Education in New York City - Libraries

Libraries

New York City has three public library systems, the New York Public Library, serving Manhattan, the Bronx, and Staten Island; the Brooklyn Public Library; and the Queens Borough Public Library. The New York Public Library comprises simultaneously a set of scholarly research collections and a network of community libraries and is the busiest public library system in the world. Over 15.5 million patrons checked out books, periodicals, and other materials from the library's 82 branches in the 2004–2005 fiscal year. The Library has four major research centers. The largest is the Library for the Humanities, which ranks in importance with the Library of Congress, the British Library, and the Bibliothèque nationale de France. It has 39 million items in its collection, among them a Gutenberg Bible, the first five folios of Shakespeare's plays, ancient Torah scrolls, a handwritten copy of George Washington's Farewell Address and Alexander Hamilton's handwritten draft of the United States Constitution. It also has a large map room and a significant art collection.

The Brooklyn Public Library is the fourth-largest library system in the country, serving more than two million people each year. The Central Library is its main reference center, with an additional 58 branches in as many neighborhoods. Foreign language collections in 70 different languages, from Arabic to Creole to Vietnamese, are tailored to the neighborhoods they serve.
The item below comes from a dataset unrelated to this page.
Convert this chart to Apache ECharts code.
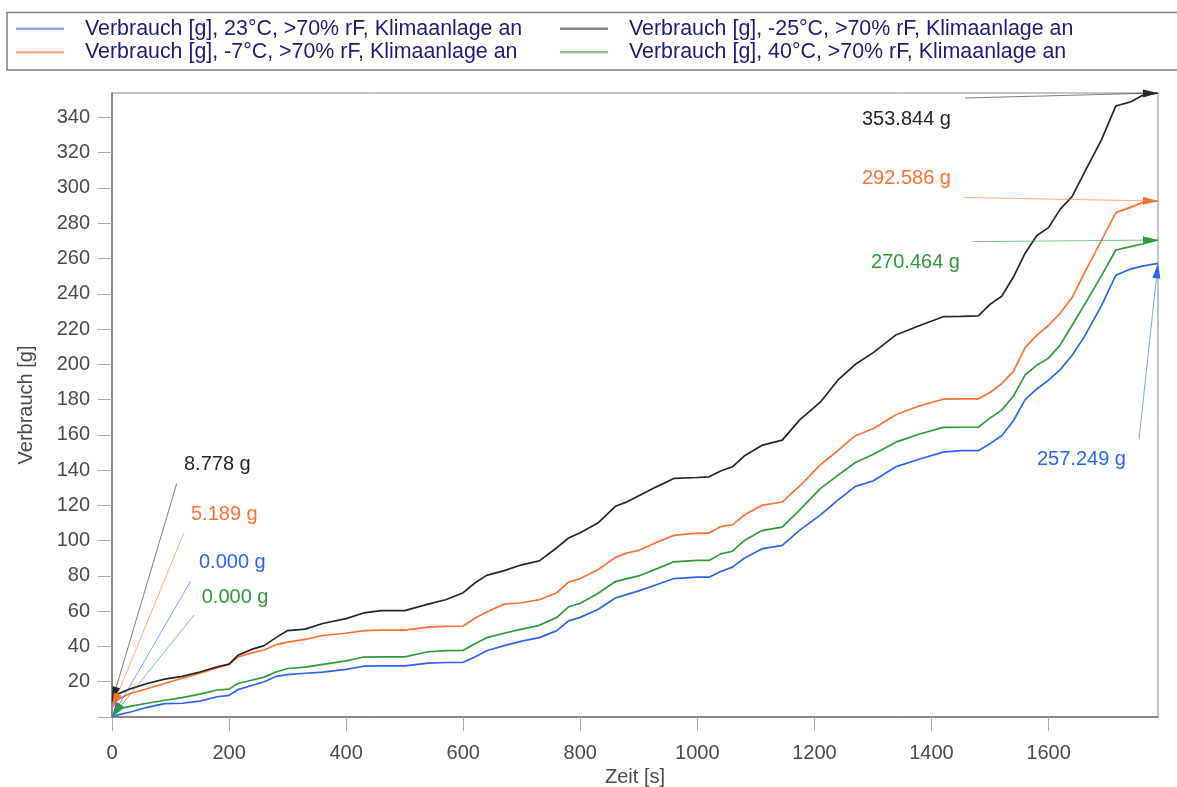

The Queens Library is the No. 1 library system in the United States by circulation, having loaned 20.2 million items in the 2006 fiscal year. The Queens Library serves the city's most diverse borough with a full range of services and programs for adults and children at the central reference library on Merrick Boulevard in Jamaica, Queens and at its 62 branches. Collections include books, periodicals, compact discs and videos. All branches have a computerized catalogue of the library's holdings, as well as access to the Internet. Lectures, performances and special events are presented by neighborhood branches.

The $50 million Bronx Library Center is the newest major New York City library building to be built. It is the first "green" public library in the city, built with ecologically-sound recycled materials and designed to promote energy efficiency, usage of natural daylight, waste reduction, and improvement in air quality. It has 200,000 print and audiovisual materials available for checkout and features a 150-seat auditorium for public performances, a story hour room for readings to children, and individualized career and educational counseling. 127 computers throughout the building are wired for Internet access. The library also has wireless capabilities, and provides 30 laptops that patrons can use anywhere on the premises.

There are several other important libraries in the city. Among them is the Morgan Library, originally the private library of J. P. Morgan and made a public institution by his son, John Pierpont Morgan. It is now a research library with an important collection, including material from ancient Egypt, Emile Zola, William Blake's original drawings for his edition of the Book of Job; a Percy Bysshe Shelley notebook; originals of poems by Robert Burns; a Charles Dickens manuscript of A Christmas Carol; 30 shelves of Bibles; a journal by Henry David Thoreau; Mozart's Haffner Symphony in D Major; and manuscripts for George Sand, William Makepeace Thackeray, Lord Byron, Charlotte Brontë and nine of Sir Walter Scott's novels, including Ivanhoe. The library is currently undergoing a significant expansion designed by Renzo Piano.